Wipers can't work unless they put in a ****ing rain sensor.

Cameras focus at long distances, it can't see rain on the windscreen 1 cm away, unlike a human whose eyes are 25 cm back and have variable focus and look over 30cmx30cm of the screen, unlike the cameras which look through 1cm x 1cm of the screen 1cm away with fixed focus. With raindrops there is only a slight smudging of the background image and its indistinguishable from a film of dirt.

First Principle Physics loses to Cheaper in Elonworld.
 
Wipers can't work unless they put in a ****ing rain sensor.

Cameras focus at long distances, it can't see rain on the windscreen 1 cm away, unlike a human whose eyes are 25 cm back and have variable focus and look over 30cmx30cm of the screen, unlike the cameras which look through 1cm x 1cm of the screen 1cm away with fixed focus. With raindrops there is only a slight smudging of the background image and its indistinguishable from a film of dirt.
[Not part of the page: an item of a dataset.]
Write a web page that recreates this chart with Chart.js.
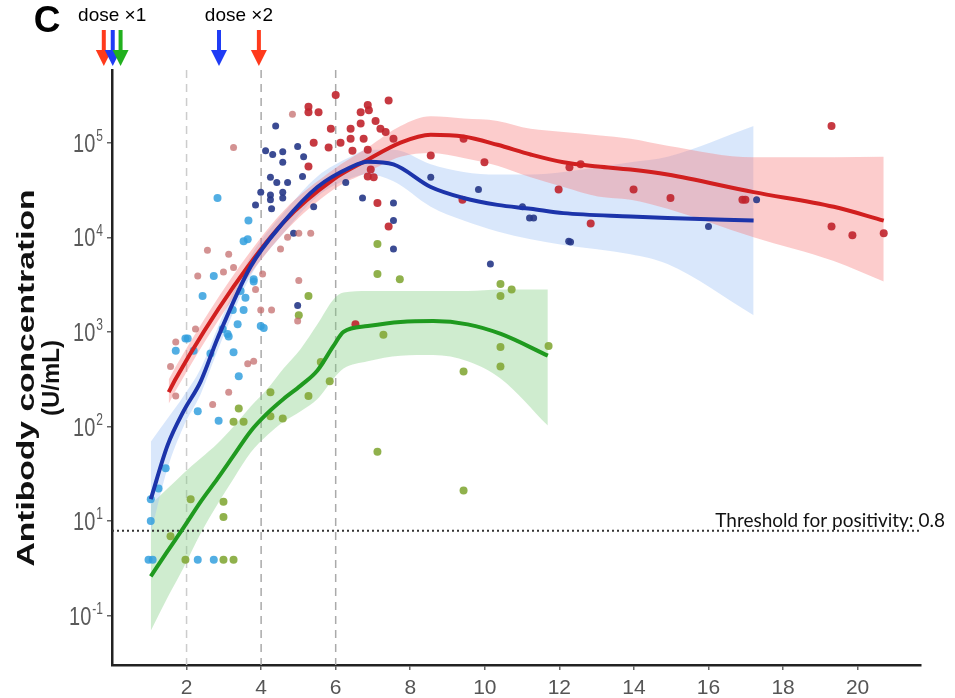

First Principle Physics loses to Cheaper in Elonworld.
No high end car today has a "rain sensor". The modern rain sensing system consists of an IR sensor and an IR source. The sensor measures the degree of backscatter from rain on the windshield. Teslas's design is to use the front facing camera to measure changes between successive frames. I doubt that it can ever be made to work reliably, but with Elon you never know what he has up his sleeve.